An example of combining Uncertainty and Diversity Sampling

This is really similar in nature to the previous paper, and in my opinion also to Core Sets, but has a unique twist.

• For uncertainty sampling, instead of using the model output like is usually done, they compute the gradient of the predicted category, with respect to the parameters of the last layer. There are many parameters, so the gradient is a vector.

They call these.. drums roll.. gradient embeddings.

The rational here is that when the gradient norm is large, the parameters need to change a lot to be more confident about the category.

They give the rational that it’s more natural to use gradients as uncertainty measures in neural networks, since gradients are used to train the network.

But this also gives us an embedding we can cluster to chose diverse points. So it kills two birds with one stone: a way to choose uncertain images, and a way to chose diverse images.

• They then proceed to cluster the embeddings to chose diverse points. Instead of using K-means to choose the batch points, they use a K-means initialization algorithm called K-means++, which is much faster to compute.

What’s K-means++? From Wikipedia:

1. Choose one center uniformly at random from among the data points.
2. For each data point x, compute D(x), the distance between x and the nearest center that
3. Choose one new data point at random as a new center, using a weighted
probability distribution where a point x is chosen with probability proportional to D(x)^2.
4. Repeat Steps 2 and 3 until k centers have been chosen.

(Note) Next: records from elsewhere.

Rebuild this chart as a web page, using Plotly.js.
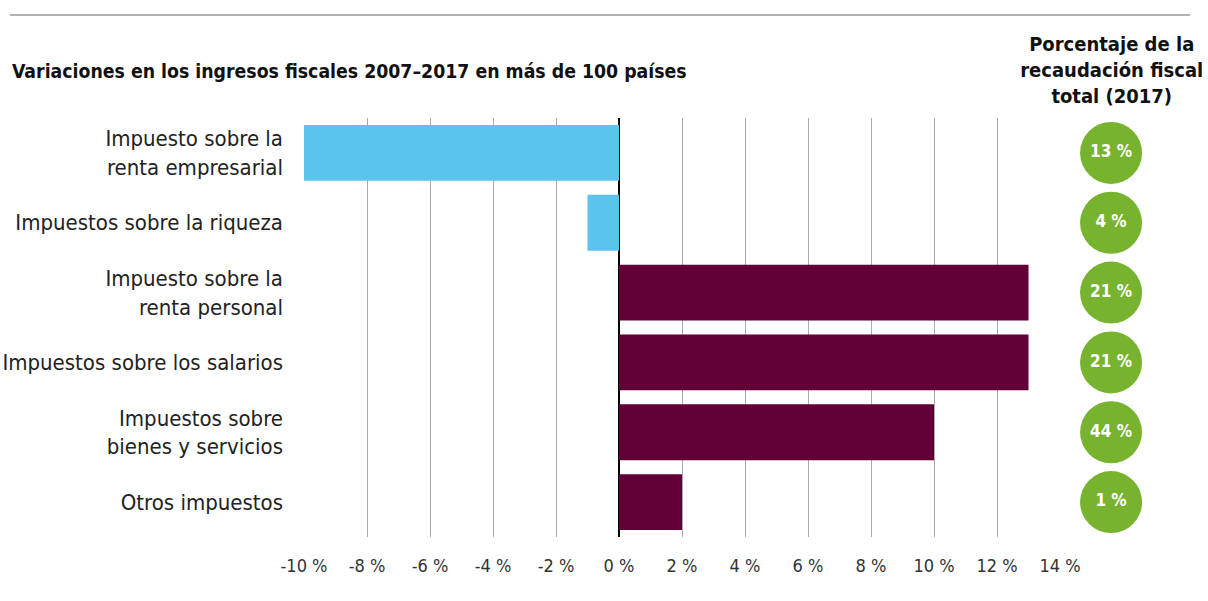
<!DOCTYPE html>
<html><head><meta charset="utf-8">
<script src="https://cdn.plot.ly/plotly-3.0.1.min.js"></script>
<style>body{margin:0;background:#fff}#chart{width:1208px;height:601px}
.main-svg text{font-stretch:condensed !important}</style>
</head><body><div id="chart"></div>
<script>
const categories = [
  "Impuesto sobre la<br>renta empresarial",
  "Impuestos sobre la riqueza",
  "Impuesto sobre la<br>renta personal",
  "Impuestos sobre los salarios",
  "Impuestos sobre<br>bienes y servicios",
  "Otros impuestos"
];
const variation = [-10, -1, 13, 13, 10, 2];
const shareLabels = ["13 %", "4 %", "21 %", "21 %", "44 %", "1 %"];
const tickValues = [-10, -8, -6, -4, -2, 0, 2, 4, 6, 8, 10, 12, 14];
const tickLabels = ["-10 %", "-8 %", "-6 %", "-4 %", "-2 %", "0 %", "2 %", "4 %", "6 %", "8 %", "10 %", "12 %", "14 %"];
const chartTitle = "Variaciones en los ingresos fiscales 2007–2017 en más de 100 países";
const sideTitle = "Porcentaje de la<br>recaudación fiscal<br>total (2017)";

const FONT = "'DejaVu Sans', sans-serif";
const BLUE = "#5BC4EC", MAROON = "#600036", GREEN = "#77B32E";

const bars = {
  type: "bar", orientation: "h",
  x: variation, y: categories,
  marker: {color: variation.map(v => v < 0 ? BLUE : MAROON)},
  width: 0.8, hoverinfo: "none", xaxis: "x", yaxis: "y"
};
const circles = {
  type: "scatter", mode: "markers+text",
  x: categories.map(() => 0.345), y: categories,
  text: shareLabels, textposition: "middle center",
  textfont: {color: "#fff", size: 17, family: FONT, weight: "bold"},
  marker: {size: 62, color: GREEN, line: {width: 0}},
  hoverinfo: "none", xaxis: "x2", yaxis: "y", cliponaxis: false
};

const plotW = 1208 - 304;
const layout = {
  width: 1208, height: 601,
  margin: {l: 304, r: 0, t: 118, b: 64},
  paper_bgcolor: "#fff", plot_bgcolor: "#fff",
  showlegend: false,
  font: {family: FONT, color: "#222"},
  xaxis: {
    domain: [0, (1060 - 304) / plotW],
    range: [-10, 14], tickvals: tickValues, ticktext: tickLabels,
    showgrid: true, gridcolor: "#aaaaaa", gridwidth: 1,
    zeroline: true, zerolinecolor: "#000", zerolinewidth: 2,
    showline: false, ticks: "", ticklabelstandoff: 16,
    tickfont: {size: 18, color: "#333", family: FONT}, fixedrange: true
  },
  xaxis2: {
    domain: [(1060 - 304) / plotW, 1], range: [0, 1], anchor: "y",
    showgrid: false, zeroline: false, showticklabels: false, showline: false
  },
  yaxis: {
    categoryorder: "array", categoryarray: categories,
    range: [5.5, -0.5], autorange: false,
    showgrid: false, zeroline: false, showline: false, ticks: "",
    ticklabelstandoff: 20,
    tickfont: {size: 22, color: "#222", family: FONT}
  },
  shapes: [
    {type: "line", xref: "paper", yref: "paper", x0: (10-304)/plotW, x1: (1190-304)/plotW, y0: 1 + (118-15)/419, y1: 1 + (118-15)/419,
     line: {color: "#999", width: 1.5}}
  ],
  annotations: [
    {text: chartTitle, xref: "paper", yref: "paper", x: (10-304)/plotW, y: 1 + (118-72)/419,
     xanchor: "left", yanchor: "middle", align: "left", showarrow: false,
     font: {size: 19.3, color: "#111", family: FONT, weight: 600}},
    {text: sideTitle, xref: "paper", yref: "paper", x: (1111-304)/plotW, y: 1 + (118-70)/419,
     xanchor: "center", yanchor: "middle", align: "center", showarrow: false,
     font: {size: 20, color: "#111", family: FONT, weight: 600}}
  ]
};
Plotly.newPlot("chart", [bars, circles], layout, {displayModeBar: false, staticPlot: true});
</script></body></html>
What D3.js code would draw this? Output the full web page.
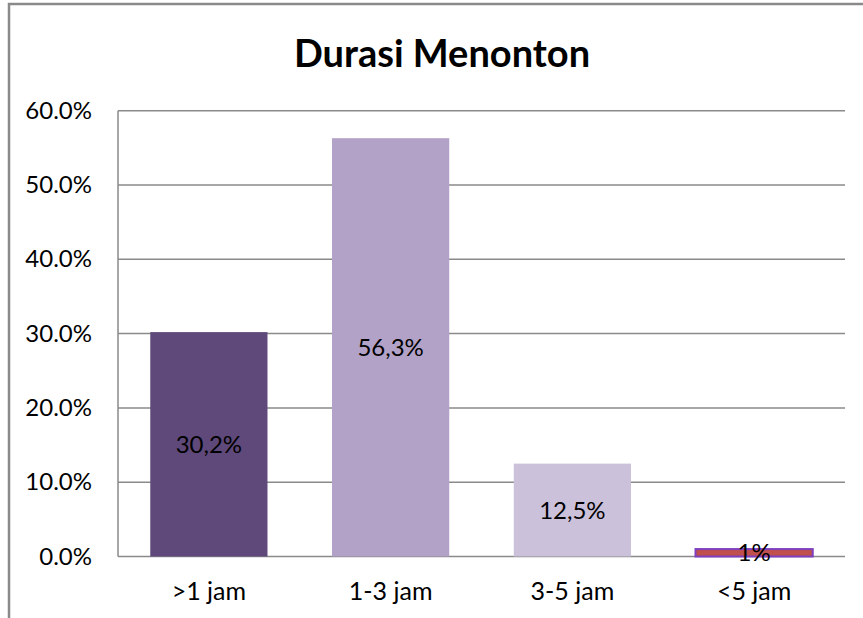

If you recall the Core-Set work, it’s really similar to K-means++ ! In Core-Sets, the embeddings were features from one of the last layers. In this work it’s almost the same thing, but with gradient embeddings.

# Summary

Thanks for reading. We went over active learning methods for Deep Learning.

These methods are really creative, and it was a joy to write.

We were focusing on images, but these methods can be used for other domains like text.

I hope this will do some help to demystify active learning for Deep Learning.